-- Objective --
No images are to be carried over; print all other material exactly as it stands.
───── Available records
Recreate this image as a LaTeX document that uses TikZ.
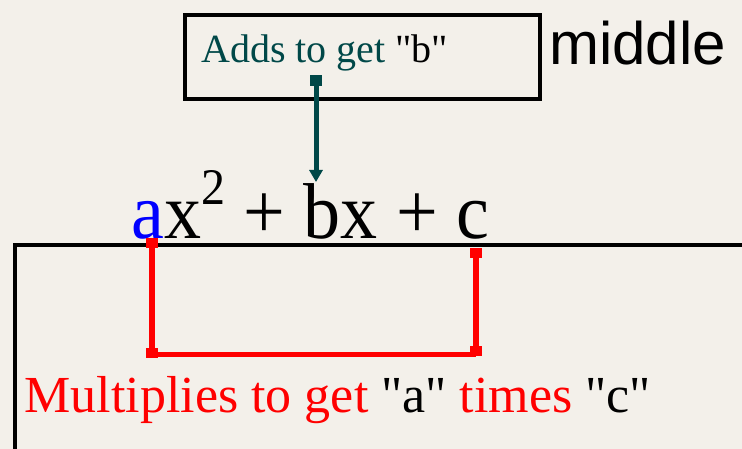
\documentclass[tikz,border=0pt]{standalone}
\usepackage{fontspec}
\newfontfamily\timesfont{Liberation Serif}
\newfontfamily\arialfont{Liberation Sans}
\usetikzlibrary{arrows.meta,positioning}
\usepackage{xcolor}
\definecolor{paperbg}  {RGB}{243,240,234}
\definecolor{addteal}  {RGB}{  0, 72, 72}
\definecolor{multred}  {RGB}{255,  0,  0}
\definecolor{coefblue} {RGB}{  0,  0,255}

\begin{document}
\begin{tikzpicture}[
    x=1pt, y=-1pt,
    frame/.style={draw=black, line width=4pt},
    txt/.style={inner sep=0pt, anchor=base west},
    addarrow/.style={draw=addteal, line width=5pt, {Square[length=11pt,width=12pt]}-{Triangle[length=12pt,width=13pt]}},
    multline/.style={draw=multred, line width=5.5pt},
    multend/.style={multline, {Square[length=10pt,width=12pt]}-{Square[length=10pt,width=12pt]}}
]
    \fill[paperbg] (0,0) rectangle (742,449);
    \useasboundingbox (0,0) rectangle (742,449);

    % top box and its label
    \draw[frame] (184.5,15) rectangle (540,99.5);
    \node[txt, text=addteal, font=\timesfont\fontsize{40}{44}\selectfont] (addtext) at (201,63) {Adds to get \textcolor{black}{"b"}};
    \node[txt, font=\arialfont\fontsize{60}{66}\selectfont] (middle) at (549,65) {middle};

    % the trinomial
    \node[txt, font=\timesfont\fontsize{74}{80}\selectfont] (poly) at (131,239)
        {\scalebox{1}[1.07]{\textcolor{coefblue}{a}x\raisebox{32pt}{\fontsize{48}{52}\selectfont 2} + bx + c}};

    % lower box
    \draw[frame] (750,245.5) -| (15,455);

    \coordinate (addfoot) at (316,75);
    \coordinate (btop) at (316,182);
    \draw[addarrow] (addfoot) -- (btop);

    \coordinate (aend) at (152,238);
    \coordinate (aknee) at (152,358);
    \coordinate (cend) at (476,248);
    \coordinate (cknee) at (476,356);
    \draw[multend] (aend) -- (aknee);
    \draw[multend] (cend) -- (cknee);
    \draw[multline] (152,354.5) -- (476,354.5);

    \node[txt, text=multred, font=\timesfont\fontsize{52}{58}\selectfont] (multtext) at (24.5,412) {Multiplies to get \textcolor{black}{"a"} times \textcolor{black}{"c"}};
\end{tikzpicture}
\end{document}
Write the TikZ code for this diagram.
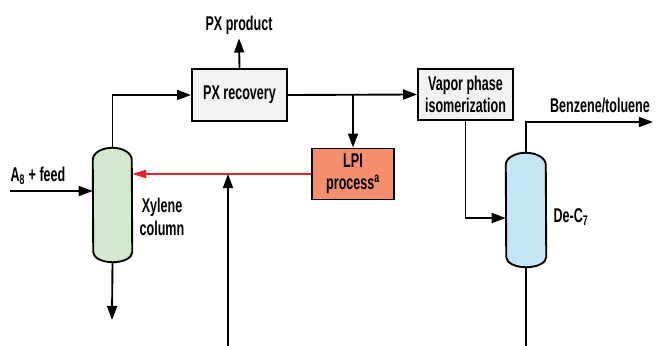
──────────
-- Problem solution --
Recreate this image as a LaTeX document that uses TikZ.
\documentclass[tikz,border=0pt]{standalone}
\usepackage{fontspec}
\newfontfamily\timesfont{Liberation Serif}
\newfontfamily\arialfont{Liberation Sans}
\usetikzlibrary{arrows.meta,positioning}
\usepackage{xcolor}
\definecolor{paperbg}  {RGB}{243,240,234}
\definecolor{addteal}  {RGB}{  0, 72, 72}
\definecolor{multred}  {RGB}{255,  0,  0}
\definecolor{coefblue} {RGB}{  0,  0,255}

\begin{document}
\begin{tikzpicture}[
    x=1pt, y=-1pt,
    frame/.style={draw=black, line width=4pt},
    txt/.style={inner sep=0pt, anchor=base west},
    addarrow/.style={draw=addteal, line width=5pt, {Square[length=11pt,width=12pt]}-{Triangle[length=12pt,width=13pt]}},
    multline/.style={draw=multred, line width=5.5pt},
    multend/.style={multline, {Square[length=10pt,width=12pt]}-{Square[length=10pt,width=12pt]}}
]
    \fill[paperbg] (0,0) rectangle (742,449);
    \useasboundingbox (0,0) rectangle (742,449);

    % top box and its label
    \draw[frame] (184.5,15) rectangle (540,99.5);
    \node[txt, text=addteal, font=\timesfont\fontsize{40}{44}\selectfont] (addtext) at (201,63) {Adds to get \textcolor{black}{"b"}};
    \node[txt, font=\arialfont\fontsize{60}{66}\selectfont] (middle) at (549,65) {middle};

    % the trinomial
    \node[txt, font=\timesfont\fontsize{74}{80}\selectfont] (poly) at (131,239)
        {\scalebox{1}[1.07]{\textcolor{coefblue}{a}x\raisebox{32pt}{\fontsize{48}{52}\selectfont 2} + bx + c}};

    % lower box
    \draw[frame] (750,245.5) -| (15,455);

    \coordinate (addfoot) at (316,75);
    \coordinate (btop) at (316,182);
    \draw[addarrow] (addfoot) -- (btop);

    \coordinate (aend) at (152,238);
    \coordinate (aknee) at (152,358);
    \coordinate (cend) at (476,248);
    \coordinate (cknee) at (476,356);
    \draw[multend] (aend) -- (aknee);
    \draw[multend] (cend) -- (cknee);
    \draw[multline] (152,354.5) -- (476,354.5);

    \node[txt, text=multred, font=\timesfont\fontsize{52}{58}\selectfont] (multtext) at (24.5,412) {Multiplies to get \textcolor{black}{"a"} times \textcolor{black}{"c"}};
\end{tikzpicture}
\end{document}
Write the TikZ code for this diagram.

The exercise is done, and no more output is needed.